The International Criminal Court’s (ICC) decision to issue an arrest warrant for Russian President Vladimir Putin over alleged war crimes carried out in Ukraine has been welcomed by the US and UK. The ICC alleges that Putin is “allegedly responsible for the war crime of unlawful deportation of population (children) and that of unlawful transfer of population (children) from occupied areas of Ukraine to the Russian Federation”. The court also issued an arrest warrant for Maria Alekseyevna Lvova-Belova, the Presidential Commissioner for Children’s Rights in Russia.
The ICC claims that the war crimes took place in Ukrainian occupied territory from February 24, 2022, the day of Russia’s invasion. The court said that there are “reasonable grounds” to believe that both Putin and Lvova-Belova bear responsibility for the “unlawful deportation of population” from Ukraine to Russia.
US President Joe Biden responded to the move saying Putin had “clearly committed war crimes” and the warrant, although not recognised in the US, was “justified” and made “a very strong point”. His remarks came after UK Foreign Secretary James Cleverly said it was essential that those at the top of the regime in Moscow were held to account for the “atrocities” which have taken place since the invasion a year ago.
Labour leader Sir Keir Starmer, a former director of public prosecutions, also backed the decision. “Today’s announcement sends an important message: there will no hiding place for Putin and his cronies and the world is determined to make them pay for what they have done,” he said. “These cases are just the tip of the iceberg. One day Putin will face justice: until then, the focus of all who believe in Ukraine’s liberty and freedom must continue to be on ensuring her victory.”
The charges were immediately dismissed by the Kremlin, which does not recognise the ICC, as “legally void”. Foreign affairs analyst Tim Marshall told LBC’s Shelagh Fogarty that Putin would first need to be removed from power and find himself in another country for the ICC to have the power to try the Russian president in The Hague.
Mr Marshall said that ICC’s decision to issue an arrest warrant for Putin is “for the moment, symbolic”. “I’m not being sceptical – it is unlikely he would ever be brought to court,” he said. “There would have to be regime change in Russia in the first place, or at least he would have to be no longer in power – and this is the crucial bit – be outside of Russia. Russia doesn’t recognise the authority of The Hague…Even if Putin is deposed, another leader comes to power and arrests him for YXZ…because Russia doesn’t accept the ICC, it wouldn’t then transfer him to The Hague”.
The arrest warrant comes amid rising tensions between Russia and Western nations after a Russian fighter jet struck the propeller of a US surveillance drone over the Black Sea.
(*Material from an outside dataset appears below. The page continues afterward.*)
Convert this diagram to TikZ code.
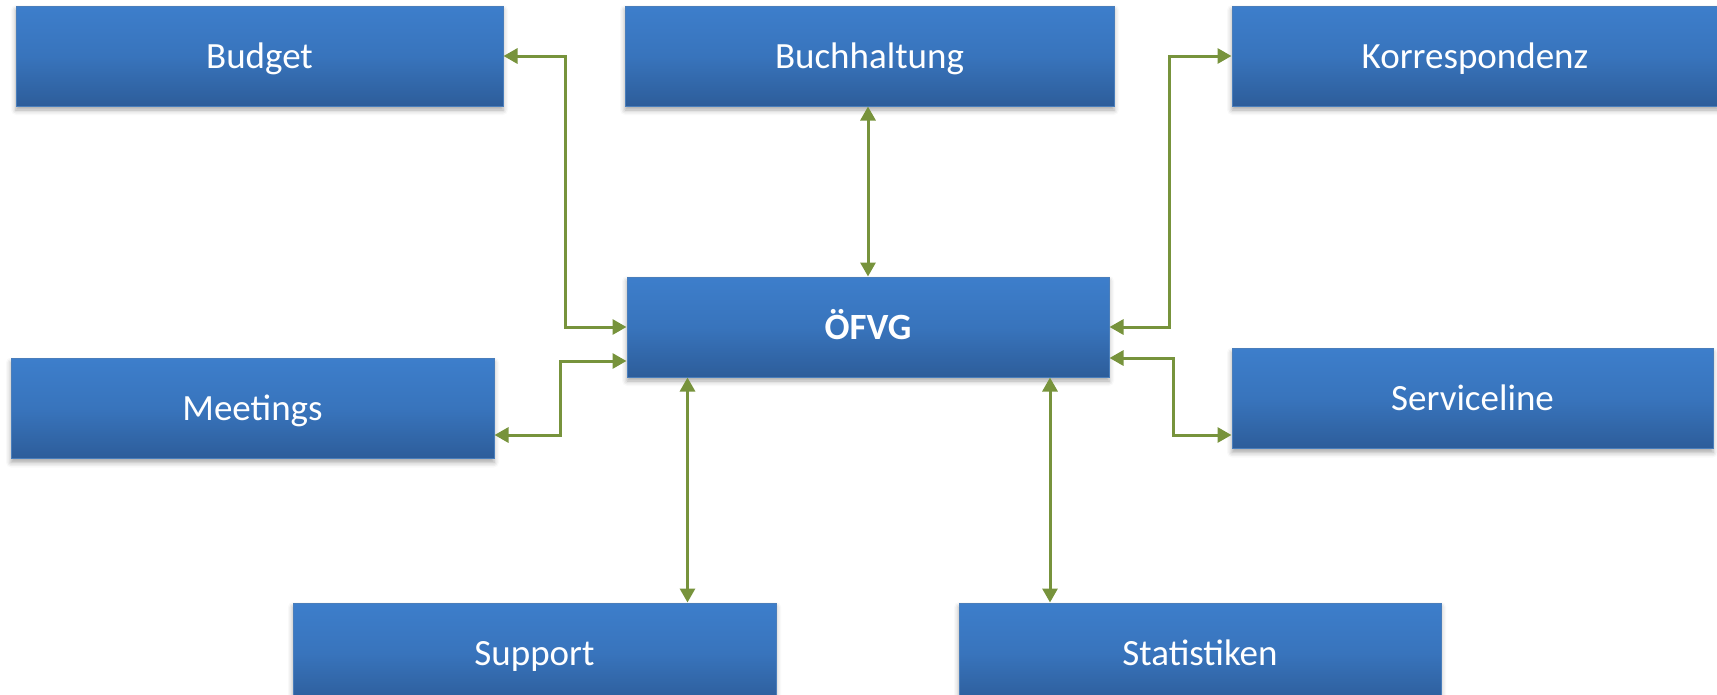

American officials were forced to bring down the unmanned aerial vehicle in international waters, the US military said on Tuesday. The US military released a 42-second video released on Thursday showing a Russian Su-27 approaching the back of the MQ-9 drone and beginning to release fuel as it passes, the Pentagon said.
The White House said the downing of an American drone was “unsafe and unprofessional”, but Moscow immediately denied involvement. In a statement after the crash, the Russian Defense Ministry denied colliding with the American drone, suggesting the US aircraft went into “uncontrolled flight” due to “sharp manoeuvring”. Russian fighter pilots involved in the incident will be given state awards, the defence ministry has since announced. The move appears to signal Moscow’s intention to adopt a more aggressive stance toward future US surveillance flights.